Pierre Bonnard
French symbolist painter Pierre Bonnard was considered one of the best colorists of modern art. Inspired by the radical young disciples of Gauguin, his exuberant, domestic interiors, pastoral landscapes, portraits and still life display his extraordinary use of color. He became one of the founders of the Nabis.
Pierre Bonnard was born October 3, 1867 in Fontenay-aux-Roses. Son of a high-ranking official in the French War Ministry, he abided by his parents wishes and enrolled at the University of Paris to study law. That same year, Bonnard signed up for evening classes at the Académie Julian in Paris, where he made friends with Paul Sérusier, Mauris Denis, Henri Ibels, and Paul Ranson. They shared similar views about art and soon formed a society known as Les Nabis (Hebrew for 'prophets'), which was the onset of the symbolist movement. This group of artists believed that color was independent from objective reality. In accordance with Gauguin's dictum, their paintings were not an imitation of visible reality, but rather an arrangement of colors and shapes on a flat surface.
Bonnard continued his studies in law and trained as a civil servant in the Paris Registry Office in 1888. Around this time, he entered into the Ecole des Beaux-Arts, where he met Ker-Xavier Roussel and Edouard Vuillard, who both joined the Nabis. In 1889, Pierre Bonnard won a competition to design a poster advertising French champagne. Bonnard had his first show at the Galerie Durand-Ruel in 1896. Subsequently, he gave up his future in Law and determinedly embarked on a career as a professional painter. He began to exhibit at the Salon des Indépendants.
The first exhibition of the Nabis was held at the Gallery of Le Barc de Boutteville, where the artist, along with other members, displayed their works. Pierre Bonnard explored various artistic mediums, and soon began to design furniture and textile patterns, and to paint screens and stage sets.
Often referred to as an intimist, Bonnard experimented with the play of sunlight in domestic interiors, giving his work an impressionist tone.

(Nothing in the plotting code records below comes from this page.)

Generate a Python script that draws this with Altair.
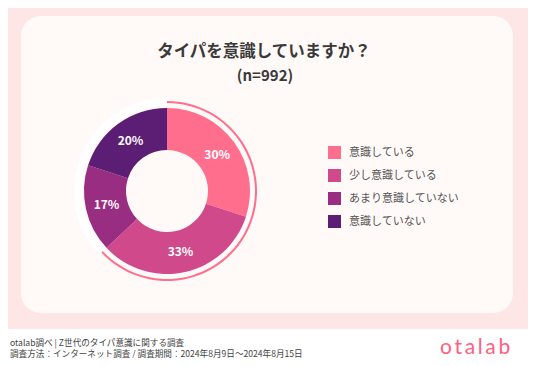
import altair as alt
import pandas as pd

# ---- data ----
categories = ["意識している", "少し意識している", "あまり意識していない", "意識していない"]
values = [30, 33, 17, 20]
colors = ["#FF6E8D", "#D0498A", "#992D82", "#5C1D74"]
title_text = "タイパを意識していますか？"
subtitle_text = "(n=992)"
footer_line1 = "otalab調べ | Z世代のタイパ意識に関する調査"
footer_line2 = "調査方法：インターネット調査 / 調査期間：2024年8月9日〜2024年8月15日"
logo_text = "otalab"

W, H = 520, 350
CX, CY = 159, 183
JP = "Noto Sans CJK JP"

df = pd.DataFrame({
    "cat": categories,
    "value": values,
    "idx": list(range(len(categories))),
    "label": [f"{v}%" for v in values],
})

aware_total = values[0] + values[1]
ring_df = pd.DataFrame({
    "part": ["aware", "rest"],
    "value": [aware_total, sum(values) - aware_total],
    "idx": [0, 1],
})

one = pd.DataFrame({"t": [""]})

# background card & footer
card = alt.Chart(one).mark_rect(color="#FFF9F8", cornerRadius=20).encode(
    x=alt.value(13), x2=alt.value(505), y=alt.value(8), y2=alt.value(305)
)
footer_bg = alt.Chart(one).mark_rect(color="#FFFFFF").encode(
    x=alt.value(-10), x2=alt.value(W + 10), y=alt.value(321), y2=alt.value(H + 10)
)

theta_scale = alt.Scale(domain=[0, sum(values)])

ring_base = alt.Chart(ring_df).transform_stack(
    stack="value", groupby=[], as_=["v0", "v1"], sort=[alt.SortField("idx")]
)
ring_pink = ring_base.transform_filter("datum.part == 'aware'").mark_arc(
    radius=90, radius2=88, color="#FF6E8D"
).encode(
    theta=alt.Theta("v0:Q", scale=theta_scale), theta2="v1:Q",
    x=alt.value(CX), y=alt.value(CY)
)
ring_white = ring_base.transform_filter("datum.part == 'rest'").mark_arc(
    radius=93, radius2=85, color="#FFFFFF"
).encode(
    theta=alt.Theta("v0:Q", scale=theta_scale), theta2="v1:Q",
    x=alt.value(CX), y=alt.value(CY)
)

base = alt.Chart(df).encode(
    theta=alt.Theta("value:Q", stack=True, scale=theta_scale),
    order=alt.Order("idx:Q"),
    x=alt.value(CX), y=alt.value(CY),
)
donut = base.mark_arc(radius=83, radius2=41, stroke=None).encode(
    color=alt.Color(
        "cat:N",
        scale=alt.Scale(domain=categories, range=colors),
        sort=categories,
        legend=alt.Legend(
            title=None, orient="none", legendX=320, legendY=138,
            symbolType="square", symbolSize=169, symbolStrokeWidth=0,
            symbolOpacity=1, labelFont=JP, labelFontSize=11,
            labelColor="#555555", labelOffset=8, rowPadding=10, padding=0,
        ),
    )
)
labels = base.mark_text(
    radius=62, font=JP, fontSize=12, fontWeight="bold", color="#FFFFFF"
).encode(text="label:N")

def txt(s, x, y, size, weight="normal", color="#3A3A3A", align="center",
        font=JP, baseline="middle"):
    return alt.Chart(pd.DataFrame({"t": [s]})).mark_text(
        font=font, fontSize=size, fontWeight=weight, color=color,
        align=align, baseline=baseline
    ).encode(text="t:N", x=alt.value(x), y=alt.value(y))

title = txt(title_text, 256, 44, 16.5, "bold")
subtitle = txt(subtitle_text, 257, 68, 15, "bold")
f1 = txt(footer_line1, 2, 334.5, 8.6, color="#444444", align="left")
f2 = txt(footer_line2, 2, 345.5, 8.6, color="#444444", align="left")
logo = txt("\u2009".join(logo_text), 432, 345.5, 21, "normal", color="#FF5F80",
           align="left", font="Lato", baseline="alphabetic")

chart = alt.layer(
    footer_bg, card, ring_white, ring_pink, donut, labels,
    title, subtitle, f1, f2, logo
).properties(
    width=W, height=H, background="#FDE6E5", padding=0,
    autosize=alt.AutoSizeParams(type="none"),
).configure_view(stroke=None)

chart.save("out.html", embed_options={"renderer": "svg", "actions": False})
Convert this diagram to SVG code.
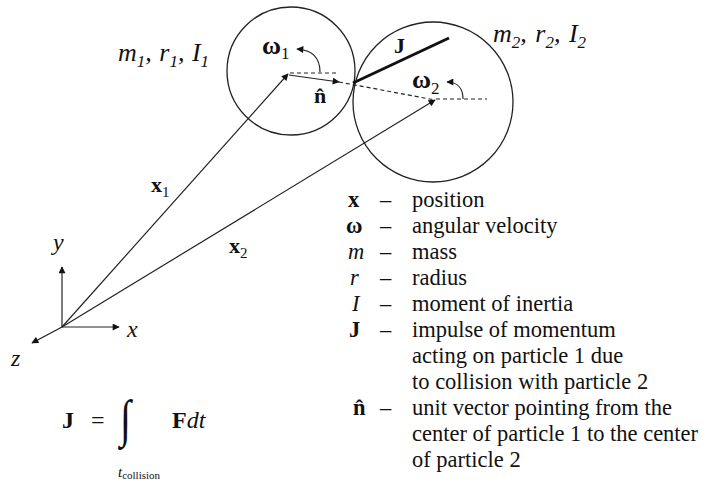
<svg xmlns="http://www.w3.org/2000/svg" width="709" height="489" viewBox="0 0 709 489" font-family="'Liberation Serif', 'DejaVu Serif', serif">
<style>
  text { font-family: 'Liberation Serif', 'DejaVu Serif', serif; fill: #111; }
  .it { font-style: italic; }
  .b { font-weight: bold; }
  .lg { font-size: 22.5px; }
  .ln { stroke: #222; stroke-width: 1.2; fill: none; }
  .dash { stroke: #222; stroke-width: 1.2; fill: none; stroke-dasharray: 4 3; }
  .circ { stroke: #222; stroke-width: 1.3; fill: none; }
</style>
<defs>
  <marker id="ah" viewBox="0 0 10 10" refX="9" refY="5" markerWidth="9" markerHeight="7" markerUnits="userSpaceOnUse" orient="auto">
    <path d="M0,0 L10,5 L0,10 z" fill="#111"/>
  </marker>
</defs>
<rect width="709" height="489" fill="#fff"/>

<g id="particle1">
  <circle class="circ" cx="291" cy="71" r="64"/>
  <text x="118" y="61" font-size="26" class="it">m<tspan font-size="17" dy="6">1</tspan><tspan dy="-6">, </tspan><tspan dx="1">r</tspan><tspan font-size="17" dy="6">1</tspan><tspan dy="-6">, </tspan><tspan dx="1">I</tspan><tspan font-size="17" dy="6">1</tspan></text>
  <text x="262" y="54" font-size="26" class="b">ω<tspan font-size="17" font-weight="normal" dy="5">1</tspan></text>
  <text x="314" y="103" font-size="22" class="b">n̂</text>
</g>

<g id="particle2">
  <circle class="circ" cx="433" cy="102" r="80"/>
  <text x="493" y="42" font-size="26" class="it">m<tspan font-size="17" dy="6">2</tspan><tspan dy="-6">, </tspan><tspan dx="2">r</tspan><tspan font-size="17" dy="6">2</tspan><tspan dy="-6">, </tspan><tspan dx="2">I</tspan><tspan font-size="17" dy="6">2</tspan></text>
  <text x="412" y="88" font-size="26" class="b">ω<tspan font-size="17" font-weight="normal" dy="6">2</tspan></text>
  <text x="394" y="53" font-size="22" class="b">J</text>
</g>

<g id="axes">
  <line class="ln" x1="62" y1="327" x2="62" y2="267" marker-end="url(#ah)"/>
  <line class="ln" x1="62" y1="327" x2="119" y2="327" marker-end="url(#ah)"/>
  <line class="ln" x1="62" y1="327" x2="32" y2="343" marker-end="url(#ah)"/>
  <text x="53" y="250" font-size="24" class="it">y</text>
  <text x="127" y="337" font-size="24" class="it">x</text>
  <text x="11" y="366" font-size="24" class="it">z</text>
</g>

<g id="connectors">
  <line class="ln" x1="62" y1="327" x2="288" y2="74" marker-end="url(#ah)"/>
  <line class="ln" x1="62" y1="327" x2="435" y2="100" marker-end="url(#ah)"/>
  <line class="dash" x1="290" y1="73" x2="336" y2="73"/>
  <line class="ln" x1="289" y1="75" x2="339" y2="82" marker-end="url(#ah)"/>
  <line class="dash" x1="339" y1="82" x2="435" y2="100"/>
  <line class="dash" x1="436" y1="99" x2="487" y2="99"/>
  <line x1="353" y1="83" x2="449" y2="38" stroke="#111" stroke-width="3"/>
  <path class="ln" d="M320,72 C320,58 312,50 297,49" marker-end="url(#ah)"/>
  <path class="ln" d="M463,99 C463,88 457,82 447,82" marker-end="url(#ah)"/>
  <text x="151" y="192" font-size="22" class="b">x<tspan font-size="15" font-weight="normal" dy="5">1</tspan></text>
  <text x="229" y="253" font-size="22" class="b">x<tspan font-size="15" font-weight="normal" dy="5">2</tspan></text>
</g>

<g id="legend" class="lg">
  <text x="348" y="207" class="b lg">x</text>
  <text x="346" y="233" class="b lg">ω</text>
  <text x="348" y="259" class="it lg">m</text>
  <text x="350" y="285" class="it lg">r</text>
  <text x="352" y="311" class="it lg">I</text>
  <text x="349" y="337" class="b lg">J</text>
  <text x="353" y="415" class="b lg">n̂</text>
  <text x="380" y="207" class="lg">–</text>
  <text x="380" y="233" class="lg">–</text>
  <text x="380" y="259" class="lg">–</text>
  <text x="380" y="285" class="lg">–</text>
  <text x="380" y="311" class="lg">–</text>
  <text x="380" y="337" class="lg">–</text>
  <text x="380" y="415" class="lg">–</text>
  <text x="412" y="207" class="lg">position</text>
  <text x="412" y="233" class="lg">angular velocity</text>
  <text x="412" y="259" class="lg">mass</text>
  <text x="412" y="285" class="lg">radius</text>
  <text x="412" y="311" class="lg">moment of inertia</text>
  <text x="412" y="337" class="lg">impulse of momentum</text>
  <text x="412" y="363" class="lg">acting on particle 1 due</text>
  <text x="412" y="389" class="lg">to collision with particle 2</text>
  <text x="412" y="415" class="lg">unit vector pointing from the</text>
  <text x="412" y="441" class="lg">center of particle 1 to the center</text>
  <text x="412" y="467" class="lg">of particle 2</text>
</g>

<g id="formula">
  <text x="62" y="428" font-size="24" class="b">J</text>
  <text x="91" y="428" font-size="24">=</text>
  <text x="0" y="0" font-size="40" transform="translate(120,436) scale(1,1.3)">∫</text>
  <text x="172" y="428" font-size="24"><tspan font-weight="bold">F</tspan><tspan font-style="italic">dt</tspan></text>
  <text x="118" y="477" font-size="15" class="it">t<tspan font-size="11" font-style="normal" dy="2">collision</tspan></text>
</g>
</svg>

He preferred painting from memory because he felt that in doing so, he would not be tempted to portray his subjects in a naturalistic way His favorite subject was his wife Marthe de Méligny, whom he had met in 1893. Some of his best works from this period included ‘Indolence’ (1899) and ‘Man and Woman’ (1900).
By the early 1900s, the Nabis had parted ways and Bonnard spent much time in the countryside between Paris and Normandy painting landscapes. In 1903, he participated in founding the Salon d’Automne. Beginning in 1906, Bonnard held annual one-man exhibitions. He signed an exclusive contract with The Bernheim-Jeune art-dealing firm to exhibit his works. The artist’s best known paintings from this period are the panels commissioned by Misia Godebska in Paris (1910) and the triptych ‘The Mediterranean’ for Ivan Morozov’s residence in Moscow (1911). In 1918, after his travels through Europe and North Africa, he became honorary president of a society of young French painters.
In 1926, Pierre Bonnard visited the United States for the first time, and exhibited at the Art Institute of Chicago. Some critics called his works of the 1920s and 1930s "meditative masterpieces".
Bonnard was given the honor of decorating the French pavilion at the Exposition Universelle in Paris in 1937. Although his work was received with much enthusiasm by the public, his personal dissatisfaction prompted a return to his youthful exuberant art style, displaying dazzling light and color on canvas. He produced many memorable works during his late years.
During the Second World War, Bonnard lived in Le Bosquet and became a recluse after his wife’s death in 1942. He was quoted as saying "One does not always sing out of happiness." And so, he labored on completing his last painting entitled ‘The Almond Tree in Flower’, a week before his death in Le Cannet on Janurary 23, 1947.
Some of Pierre Bonnard's most notable paintings include Morning in Paris, View of Le Cannet, The Seine, Ice Palace, Nude Washing Feet in Bathtub, Misia and The Breakfast Room.